Tuesday, June 01, 2010

Child soldiers: Reintegrating child soldiers in Chad

A regional conference on the recruitment and use of children in armed forces and groups will take place 7-9 June in N'Djamena, Chad -- organized by UNICEF and the Government of Chad to seek international commitments on ending the use of child soldiers and better providing for their re-integration and care. Here is a related story.

N'DJAMENA, Chad, 28 May 2010 -- For Dowa Samna, 19, working at a garage in the Chadian capital, N'Djamena, is a far cry from his former life in the armed forces. The former child soldier recalls that conditions in the military were rough. "We did not eat regular meals," he says, "and we had to share everything."

Dowa joined the Chadian National Army when he was 16 but was demobilized a year later when the authorities discovered his true age.

Decades of conflict in Chad have left children like Dowa vulnerable to recruitment by armed forces and rebel groups. There are an estimated 7,000 to 10,000 child soldiers in the country.

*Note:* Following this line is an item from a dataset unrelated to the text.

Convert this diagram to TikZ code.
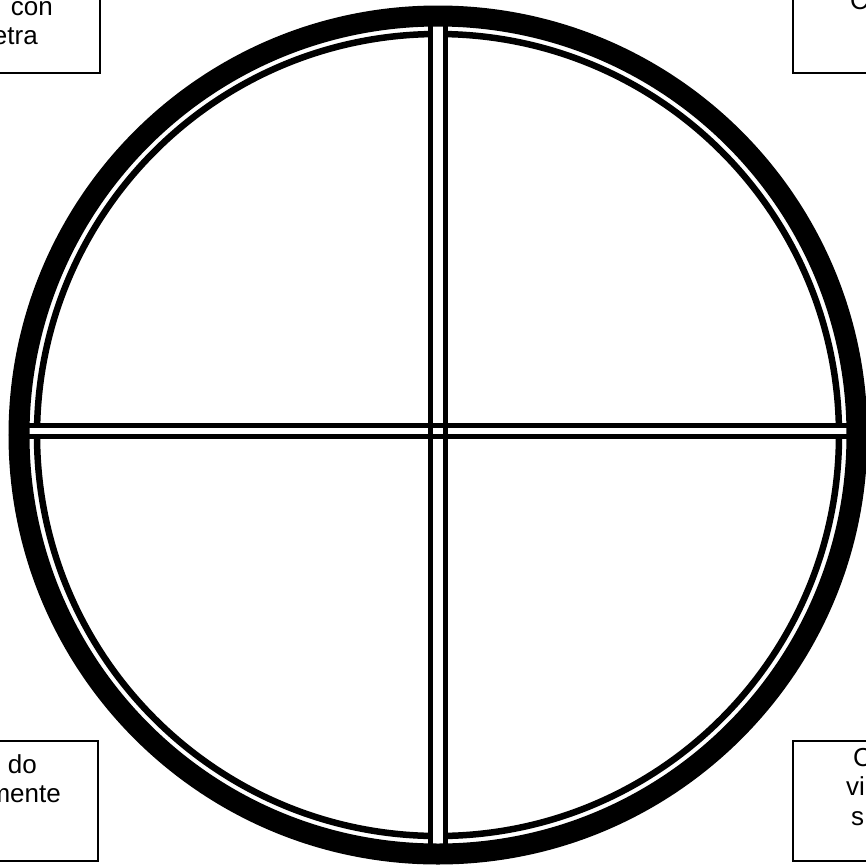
\documentclass[tikz,border=0pt]{standalone}
\usepackage{fontspec}
\setmainfont{Liberation Sans}
\usetikzlibrary{positioning}

\begin{document}
\begin{tikzpicture}[x=1pt,y=-1pt,
  every node/.style={font=\fontsize{26}{29}\selectfont,inner sep=0pt},
  notebox/.style={draw,line width=1.5pt,minimum width=200pt,minimum height=120pt},
  ring/.style={line width=21pt},
  thinring/.style={line width=6.5pt},
  bar/.style={line width=5.5pt}
]
  \useasboundingbox (0,0) rectangle (866,868);
  \clip (0,0) rectangle (866,868);

  % window: rings and cross
  \coordinate (o) at (438,435);
  \draw[thinring] (o) circle[radius=401];
  \fill[white] (433,20) rectangle (443,850);
  \fill[white] (20,428.2) rectangle (856,433.8);
  \draw[bar] (430.5,15) -- (430.5,855);
  \draw[bar] (445.5,15) -- (445.5,855);
  \draw[bar] (18,425.5) -- (858,425.5);
  \draw[bar] (18,436.5) -- (858,436.5);
  \draw[ring] (o) circle[radius=419];

  % corner notes
  \node[notebox] (tl) at (0,13) {};
  \node[anchor=base east] (tla) at (53,15) {con};
  \node[anchor=base east] (tlb) at (38,44) {etra};

  \node[notebox] (tr) at (893,13) {};
  \node[anchor=base west] (tra) at (850,9) {C};

  \node[notebox] (bl) at (-2,801) {};
  \node[anchor=base east] (bla) at (37,773) {do};
  \node[anchor=base east] (blb) at (61,802) {mente};

  \node[notebox] (br) at (893,801) {};
  \node[anchor=base west] (bra) at (853,766) {C};
  \node[anchor=base west] (brb) at (846,795) {vi};
  \node[anchor=base west] (brc) at (851,825) {s};
\end{tikzpicture}
\end{document}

But there is reason for hope. Dowa's release from the army followed a 2007 agreement between UNICEF and the Government of Chad to intensify efforts aimed at getting children out of armed groups and forces and back into society.

This accord, in turn, followed Chad's signed commitment to the Paris Principles, an international agreement to stop the recruitment of children in combatant and non-combatant roles.